As America prepares to celebrate its 250th birthday, a museum exhibit in Portsmouth is looking back to the early days of the Revolution — through the eyes of everyday people.
Before Portsmouth was a hotbed of patriotism, it was the colonial capital of New Hampshire. And loyalties in the city were evolving, says Emma Stratton, executive director of the Portsmouth Historical Society.
That was the inspiration for the society's exhibit, Revolutionary Portsmouth, at the John Paul Jones House, a historic home where the Revolutionary War hero once stayed.
The exhibit highlights the sometimes clashing viewpoints that co-existed in Portsmouth in the run-up to 1776, notably the emerging sides of patriot vs. loyalist.
“What that looks like is understanding the multiple perspectives that existed in Portsmouth during that time: Patriot, loyalist, the experience of people of color, of women, of all different groups that were living here and trying to understand what life was like in very divisive times 250 years ago, which has a lot of parallels to the divisive times we live in today,” Stratton said.
Divided loyalties
Stratton says research indicates one third of the public at the time had patriotic sympathies, one third were loyalists, and one third were neutral in the conflict.
John Paul Jones was decidedly not neutral: He hated the British. It’s his legacy that led to the house on State Street being saved by the Portsmouth Historical Society, which has run it as a museum since 1920.
The house was built in 1758 for Capt. Gregory Purcell. Jones stayed there in 1777, when it was operating as a boarding house. At that time, his ship the USS Ranger was being worked on at the Portsmouth shipyard.

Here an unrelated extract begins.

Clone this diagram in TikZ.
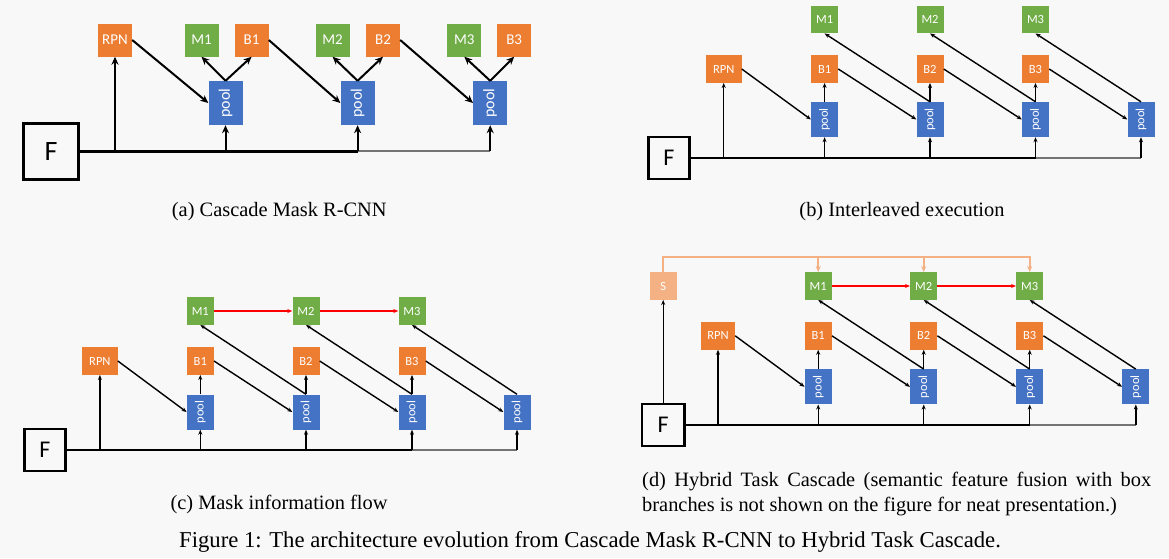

Jones is known as the father of the American Navy. He is celebrated for his cry in a 1779 battle: “I have not yet begun to fight!”
That quote is featured on artwork at the house, and Jones appears on some collectibles on display from the bicentennial — from an Old Spice cologne bottle to a ceramic jug.
Besides the pursuit of liberty in 1776, the exhibit explores how the Revolution was remembered at the centennial in 1876 and again during the bicentennial in 1976. During each of those anniversaries, Stratton says there was a surge in interest in Jones.
Tori Simpson Tucker, who worked the front desk at the John Paul Jones House during a recent visit, pointed out the exhibit showcases items owned by people of the Revolutionary War era who had different viewpoints.
Items in the collection include part of a wedding china set, a surveyor’s compass, wallets, a small sword, watch and pendant, and tea cups and saucers associated with loyalty to the crown, and a punch bowl more fitting for a gathering of the Sons of Liberty.
“We’re really focusing on the perspectives of the people that lived through that history,” Simpson Tucker said. “And it was a very fraught time politically then, and I think mirrors a very fraught political environment now.”